The International Whaling Commission set whaling quotas, but they weren’t low enough to prevent over-whaling. “In theory, the IWC was meant to regulate the killing of whales; in practice, the IWC functioned more like an international hunting club.” Concludes the leading historian of the period, “The thirty years of work by the IWC have proven a fiasco.”
Those nations that thundered the loudest against whaling after the Greenpeace action didn’t themselves hunt whales. “Strong anti-whaling positions became a rather convenient way of portraying a green image as virtually no material costs were involved for nations without whaling interests.”
Rising prosperity and wealth created the demand for the substitutes that saved the whales. People saved the whales by no longer needing them, and they no longer needed them because they had created more abundant, cheaper, and better alternatives.
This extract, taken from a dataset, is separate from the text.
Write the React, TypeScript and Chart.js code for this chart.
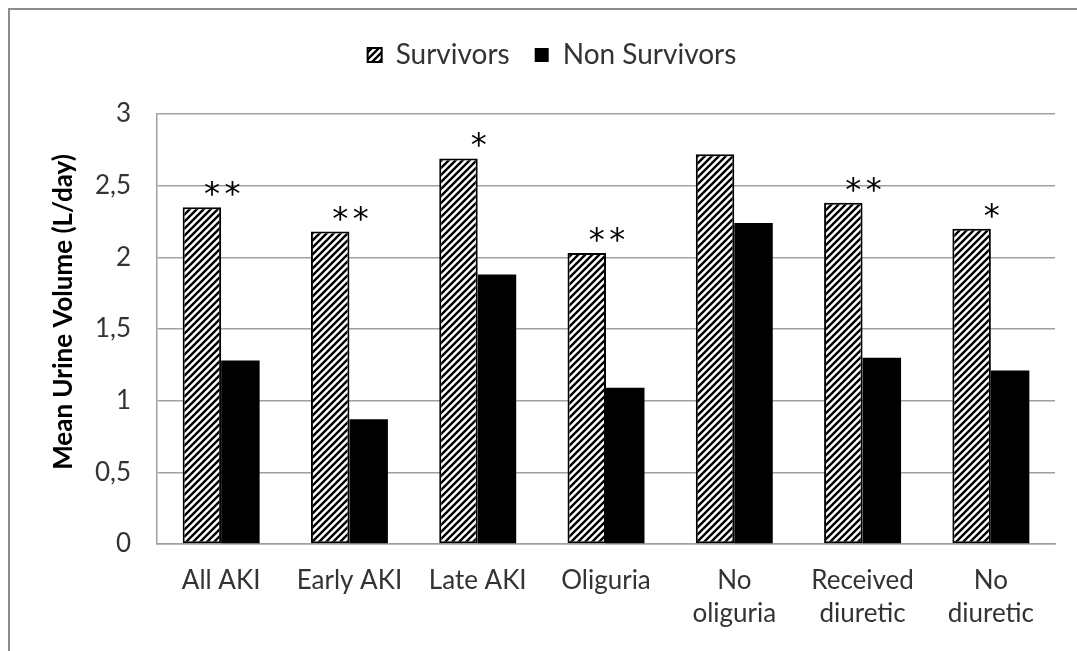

Today, the populations of blue whales, humpback whales, and bowheads, three species for which there is great concern, are all recovering, albeit slowly, as is to be expected due to their large size and thus slow rate of reproduction. Not a single whale species is at risk of extinction. Nations harvest fewer than two thousand whales annually, an amount that is 97 percent less than the nearly seventy-five thousand whales killed in 1960. The moral of the story, for the economists who studied how vegetable oil saved the whales, was that, “to some extent, economies can ‘outgrow’ severe environmental exploitation.”